Logrado el objetivo destituyente y la muerte
del gobernador, la comunicación fue recibida en el fuerte por un joven
oficial mayor del ministerio de gobierno que no tuvo mejor ingenio que
insertar un lacónico “archívese” y darlo a la imprenta oficial para
publicar el numero 6 de boletín que se repartió a primera hora del
lunes. Este cagatintas fue llamaba Francisco Pico.
Ya en plena
penetración del imperialismo financiero, la trama que enlaza la
sugestión insidiosa para atenuar el crimen de la ejecución con la
reacción burocrática administrativa la terminará de enhebrar Bartolomé
Mitre.
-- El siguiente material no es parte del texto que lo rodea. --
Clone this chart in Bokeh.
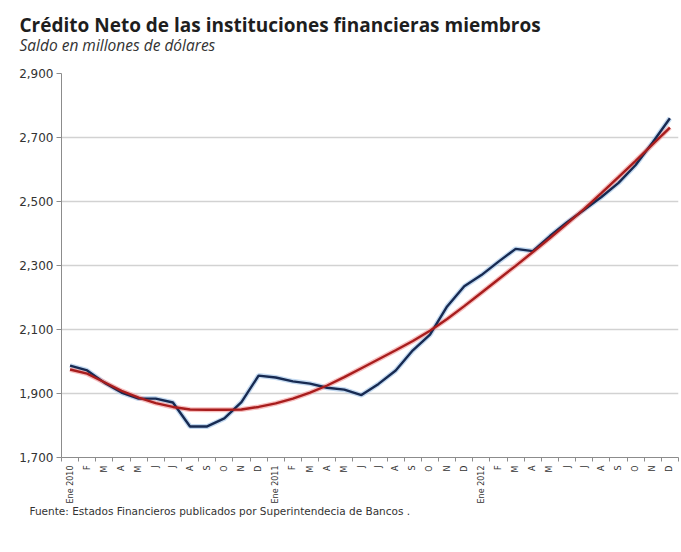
import math
from bokeh.plotting import figure
from bokeh.models import FixedTicker, NumeralTickFormatter, Title, Range1d
from bokeh.embed import file_html
from bokeh.resources import INLINE

meses = ["Ene 2010", "F", "M", "A", "M", "J", "J", "A", "S", "O", "N", "D",
         "Ene 2011", "F", "M", "A", "M", "J", "J", "A", "S", "O", "N", "D",
         "Ene 2012", "F", "M", "A", "M", "J", "J", "A", "S", "O", "N", "D"]

credito = [1987, 1972, 1934, 1903, 1884, 1884, 1872, 1797, 1797, 1822, 1873, 1956,
           1950, 1938, 1931, 1918, 1912, 1895, 1930, 1972, 2035, 2084, 2172, 2235,
           2270, 2312, 2352, 2345, 2392, 2435, 2474, 2514, 2558, 2614, 2685, 2760]

tendencia = [1975, 1962, 1935, 1908, 1887, 1870, 1858, 1850, 1849, 1849, 1850, 1858,
             1869, 1884, 1903, 1925, 1951, 1979, 2007, 2035, 2064, 2096, 2133, 2173,
             2215, 2257, 2299, 2342, 2386, 2431, 2477, 2526, 2576, 2627, 2679, 2731]

y_ticks = [1700, 1900, 2100, 2300, 2500, 2700, 2900]

idx = list(range(len(meses)))

p = figure(width=679, height=536, output_backend="svg", toolbar_location=None,
           x_range=Range1d(-0.5, len(meses) - 0.5), y_range=Range1d(1700, 2900),
           min_border_left=61, min_border_right=1, min_border_top=73, min_border_bottom=79,
           background_fill_color="white", border_fill_color="white")
p.outline_line_color = None

# titles (stacked upward from the plot frame)
sub = Title(text="Saldo en millones de dólares", text_font="Open Sans", text_font_style="italic",
            text_font_size="15.5px", text_color="#333333", align="left", offset=-42, standoff=35)
tit = Title(text="Crédito Neto de las instituciones financieras miembros", text_font="Open Sans",
            text_font_style="bold", text_font_size="19px", text_color="#1e1e1e", align="left",
            offset=-42, standoff=-46)
p.add_layout(sub, "above")
p.add_layout(tit, "above")

foot = Title(text="Fuente: Estados Financieros publicados por Superintendecia de Bancos .",
             text_font="DejaVu Sans", text_font_style="normal", text_font_size="10.5px",
             text_color="#333333", align="left", offset=-32, standoff=-8)
p.add_layout(foot, "below")

# lines (halo + main)
p.line(idx, credito, line_color="#a9c9ea", line_width=5, line_alpha=0.7)
p.line(idx, tendencia, line_color="#f3a3a3", line_width=5, line_alpha=0.7)
p.line(idx, credito, line_color="#172a52", line_width=2.4)
p.line(idx, tendencia, line_color="#a81d1d", line_width=2.4)

# x axis
xa = p.xaxis[0]
xa.ticker = FixedTicker(ticks=idx, minor_ticks=[i - 0.5 for i in range(len(meses) + 1)])
xa.major_label_overrides = {i: m for i, m in enumerate(meses)}
xa.major_label_orientation = math.pi / 2
xa.major_tick_line_color = None
xa.major_tick_out = 0
xa.major_tick_in = 0
xa.minor_tick_out = 4
xa.minor_tick_in = 0
xa.minor_tick_line_color = "#8c8c8c"
xa.axis_line_color = "#8c8c8c"
xa.major_label_text_font = "DejaVu Sans"
xa.major_label_text_font_size = "8px"
xa.major_label_text_color = "#333333"
xa.major_label_standoff = 4

# y axis
ya = p.yaxis[0]
ya.ticker = FixedTicker(ticks=y_ticks)
ya.formatter = NumeralTickFormatter(format="0,0")
ya.major_tick_out = 5
ya.major_tick_in = 0
ya.minor_tick_line_color = None
ya.major_tick_line_color = "#8c8c8c"
ya.axis_line_color = "#8c8c8c"
ya.major_label_text_font = "DejaVu Sans"
ya.major_label_text_font_size = "12px"
ya.major_label_text_color = "#333333"
ya.major_label_standoff = 3

p.xgrid.grid_line_color = None
p.ygrid.grid_line_color = "#d2d2d2"
p.ygrid.grid_line_width = 1.5
p.ygrid.ticker = FixedTicker(ticks=y_ticks)

open("out.html", "w").write(file_html(p, INLINE))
Asumida su presidencia, estableció la Corte Suprema de Justicia
en 1863, que tardó más de diez meses en dictar su primer sentencia, para
traducir en univocidad los 113 fallos firmados posteriormente en su
llamada etapa de “afianzamiento institucional”. Y premió a Del Carril
como ministro, luego devenido presidente del máximo tribunal hasta su
jubilación, y a Pico como procurador general, que estuvo a cargo durante
nueve años, a partir de lo cual recibieron hasta hoy 6 acordadas de
honores. Y el propio Mitre presidió la comisión del monumento a Lavalle,
columna dórica que aún se yergue en la plaza que conserva su nombre,
nada menos que frente al actual “Palacio de Justicia”. Allí donde alguna
vez boinas blancas encabezaran la revolución contra la depresión
económica e institucional de Juárez Celman, para dar origen al
radicalismo argentino. Mucho del atropello que la pulsión totalitaria
corporativa desnuda en la actualidad sólo así puede llegar a entenderse,
al amparo de una estructura judicial de odres viejos que más que nunca
reclama una indiscutible refundación.